Grande parte do gargalo de custos e oferta, então, se concentra na Petrobras e suas práticas monopolistas. A Lei do Gás, que apostava na “promoção da livre iniciativa para exploração de atividades concorrenciais”, conseguiu alguma abertura nas atividades periféricas do gás, mas não prosperou na redução dos preços e tampouco no aumento da oferta. Para um governo que desde seu início imiscuiu-se nos assuntos da Petrobras a ponto de demitir seu presidente, o petista Jean Paul Prates, seria natural que buscasse a saída para os problemas em negociação com a empresa. No entanto, o presidente Lula e seu ministro da Energia, Alexandre Silveira, foram por outro caminho. O objetivo dos decretos que compõem o Plano de Transição Energética, mas que de imediato tratam apenas de petróleo e gás, é o maior controle sobre as atividades. Um decreto revogou a criação do Comitê Técnico para o Desenvolvimento do Mercado de Combustíveis, que, entre outras atribuições, tratava do processo de venda dos ativos de refino da estatal, já definitivamente sepultada. Um dos pontos centrais do decreto 12.153, publicado na terça (27), e que modifica o decreto 10.712, que regulamentou a Lei do Gás, refere-se aos percentuais de injeção de gás na exploração de petróleo. Pelo menos 50% do gás natural, subproduto da exploração, é reinjetado. A reinjeção aumenta a eficiência e a velocidade da extração do óleo. A meta é ampliar a oferta de gás que sai dos poços diminuindo seu uso no processo de obtenção do petróleo. Ao influir na eficiência e na velocidade da produção de petróleo, o decreto interfere nos planos de desenvolvimento empresariais já firmados com multinacionais e empresas domésticas.

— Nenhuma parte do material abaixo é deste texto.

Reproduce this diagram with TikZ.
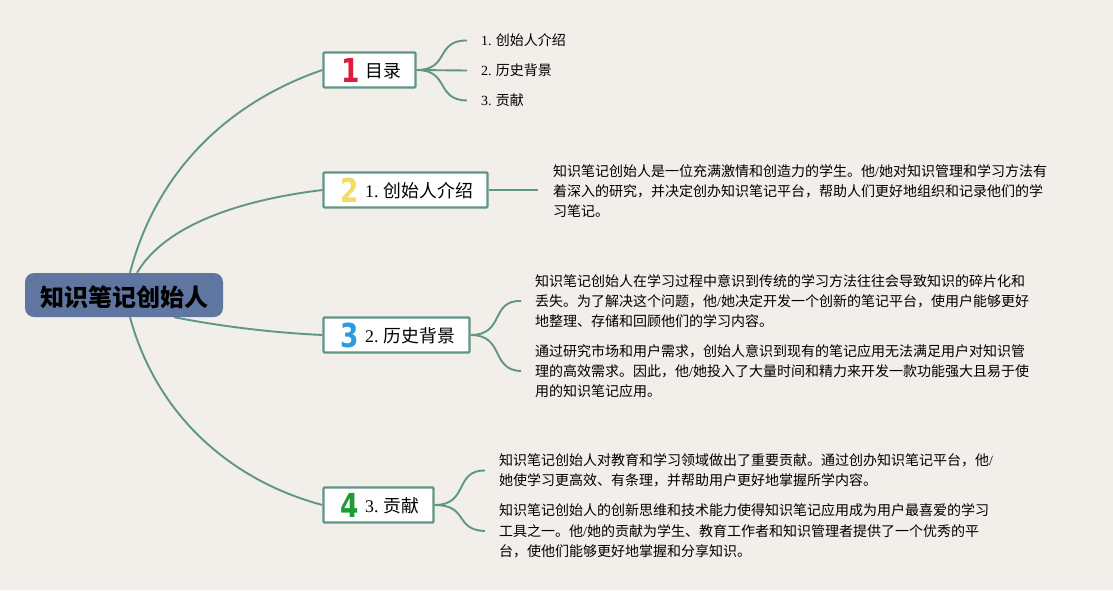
\documentclass[tikz,border=0pt]{standalone}
\usepackage{fontspec}
\setmainfont{Liberation Serif}
\newfontfamily\cjk{Noto Sans CJK SC}
\newfontfamily\numfont{DejaVu Sans}
\usetikzlibrary{backgrounds}
\definecolor{paper}{HTML}{F2EEE9}
\definecolor{branch}{HTML}{5F9686}
\definecolor{rootfill}{HTML}{5F77A0}
\definecolor{numred}{HTML}{DC1E3C}
\definecolor{numyellow}{HTML}{F2DC64}
\definecolor{numblue}{HTML}{2E9BDC}
\definecolor{numgreen}{HTML}{1E9B32}
\newcommand{\lat}[1]{{\rmfamily #1}}
\begin{document}
\begin{tikzpicture}[x=1pt,y=-1pt]
\tikzstyle{root}=[rectangle,rounded corners=9pt,fill=rootfill,minimum width=198pt,minimum height=44pt,text height=25pt,text depth=3pt,font=\cjk\bfseries\fontsize{24}{28}\selectfont]
\tikzstyle{topic}=[rectangle,rounded corners=1pt,draw=branch,line width=2.2pt,fill=white,minimum height=35pt,inner sep=0pt]
\tikzstyle{label}=[anchor=west,inner sep=0pt,font=\cjk\fontsize{17.8}{22}\selectfont]
\tikzstyle{digit}=[inner sep=0pt,xscale=0.8,font=\numfont\bfseries\fontsize{33}{33}\selectfont]
\tikzstyle{item}=[anchor=west,inner xsep=14pt,inner ysep=0pt,font=\cjk\fontsize{14}{20.3}\selectfont,align=left]
\tikzstyle{link}=[draw=branch,line width=1.9pt]
\useasboundingbox (0,0) rectangle (1113,590);

% Racine
\node[root] (R) at (124,295) {知识笔记创始人};

% Sommaire
\node[topic,minimum width=92pt] (A) at (369.5,70) {};
\node[digit,numred] (A1) at (351,70) {1};
\node[label] (A2) at (365,71) {目录};
\node[item] (Aa) at (467,40.5) {\lat{1.} 创始人介绍};
\node[item] (Ab) at (467,70.5) {\lat{2.} 历史背景};
\node[item] (Ac) at (467,100.5) {\lat{3.} 贡献};
 \draw[link] (A.east) .. controls (450,70) and (435,40) .. (Aa.west);
 \draw[link] (A.east) -- (Ab.west);
 \draw[link] (A.east) .. controls (450,70) and (435,100) .. (Ac.west);

% Fondateur
\node[topic,minimum width=164pt] (B) at (405.5,190) {};
\node[digit,numyellow] (B1) at (350,190) {2};
\node[label] (B2) at (365,191) {\lat{1.} 创始人介绍};
\node[item,inner xsep=15pt] (Ba) at (538,191) {知识笔记创始人是一位充满激情和创造力的学生。他\lat{/}她对知识管理和学习方法有\\着深入的研究，并决定创办知识笔记平台，帮助人们更好地组织和记录他们的学\\习笔记。};
 \draw[link] (B.east) -- (Ba.west|-B.east);

% Histoire
\node[topic,minimum width=146pt] (C) at (396.5,335) {};
\node[digit,numblue] (C1) at (350,335) {3};
\node[label] (C2) at (365,336) {\lat{2.} 历史背景};
\node[item] (Ca) at (521,301) {知识笔记创始人在学习过程中意识到传统的学习方法往往会导致知识的碎片化和\\丢失。为了解决这个问题，他\lat{/}她决定开发一个创新的笔记平台，使用户能够更好\\地整理、存储和回顾他们的学习内容。};
\node[item] (Cb) at (521,371) {通过研究市场和用户需求，创始人意识到现有的笔记应用无法满足用户对知识管\\理的高效需求。因此，他\lat{/}她投入了大量时间和精力来开发一款功能强大且易于使\\用的知识笔记应用。};
 \draw[link] (C.east) .. controls (505,335) and (490,300) .. (Ca.west);
 \draw[link] (C.east) .. controls (505,335) and (490,370) .. (Cb.west);

% Contribution
\node[topic,minimum width=110pt] (D) at (378.5,505) {};
\node[digit,numgreen] (D1) at (350,505) {4};
\node[label] (D2) at (365,506) {\lat{3.} 贡献};
\node[item] (Da) at (485,470.5) {知识笔记创始人对教育和学习领域做出了重要贡献。通过创办知识笔记平台，他\lat{/}\\她使学习更高效、有条理，并帮助用户更好地掌握所学内容。};
\node[item] (Db) at (485,531) {知识笔记创始人的创新思维和技术能力使得知识笔记应用成为用户最喜爱的学习\\工具之一。他\lat{/}她的贡献为学生、教育工作者和知识管理者提供了一个优秀的平\\台，使他们能够更好地掌握和分享知识。};
 \draw[link] (D.east) .. controls (469,505) and (454,470) .. (Da.west);
 \draw[link] (D.east) .. controls (469,505) and (454,530) .. (Db.west);

% Branches principales
\begin{scope}[on background layer]
 \fill[paper] (0,0) rectangle (1113,590);
 \draw[link] ([xshift=6pt]R.north) .. controls (158,165) and (235,100) .. (A.west);
 \draw[link] ([xshift=13pt]R.north) .. controls (165,225) and (240,200) .. (B.west);
 \draw[link] ([xshift=50pt]R.south) .. controls (230,328) and (280,333) .. (C.west);
 \draw[link] ([xshift=6pt]R.south) .. controls (158,420) and (236,482) .. (D.west);
\end{scope}

\end{tikzpicture}
\end{document}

O decreto é taxativo, ao dar poderes à ANP de, após ouvir empresas e examinar viabilidade técnica-econômica, determinar “a redução da reinjeção de gás natural ao mínimo necessário, inclusive com o estabelecimento do volume máximo de gás natural a ser reinjetado”. O Ministério de Minas e Energia disse que o decreto vale só para novos contratos, mas não há uma linha sobre isso no dispositivo legal. Ao contrário. Registra o decreto que “quando identificar a possibilidade de aumento do volume de produção de gás natural, a ANP determinará, aos atuais operadores dos respectivos campos, a revisão dos planos e projetos de desenvolvimento”. Além disso, “caso o operador do campo não atenda ao disposto… a ANP adotará as medidas legais e contratuais cabíveis”. O decreto estende a atribuição da ANP à fixação de regras para a exploração dos serviços de transporte, distribuição, processamento e todas as etapas necessárias para que o gás chegue ao consumidor. Estabelecerá para elas uma tarifa máxima e outra mínima, esta correspondente ao retorno pretendido pelo investidor para a remuneração do capital investido, com correção monetária e amortização de longo prazo. Dado o viés estatista do governo Lula, há o temor de que a intervenção no sistema de produção recaia mais sobre as empresas privadas do que sobre a Petrobras monopolista. Houve tempo suficiente, desde que o pré-sal foi descoberto, em 2006, para se encontrar uma solução para ampliar a oferta de gás natural, sem a necessidade de canetadas como a dos decretos desta semana. O presidente Lula aproveitou a ocasião para anunciar que estenderá a compra subsidiada de gás dos atuais 5,6 milhões de famílias que têm direito a um preço menor para 20,8 milhões de famílias. O custo, de R$ 102 pago bimestralmente por família, saltará de R$ 3,4 bilhões para R$ 13,6 bilhões em 2026, ano em que Lula tentará a reeleição. O presidente age como se houvesse fartos recursos disponíveis e nenhuma restrição fiscal. Conseguiu ao mesmo tempo ampliar o intervencionismo estatal, criar insegurança jurídica sobre contratos em um setor que colhe esplêndidos resultados, gerar mais despesas e dificultar ainda a missão do ministro da Fazenda, Fernando Haddad, de encontrar receitas para financiar gastanças que parecem não ter fim.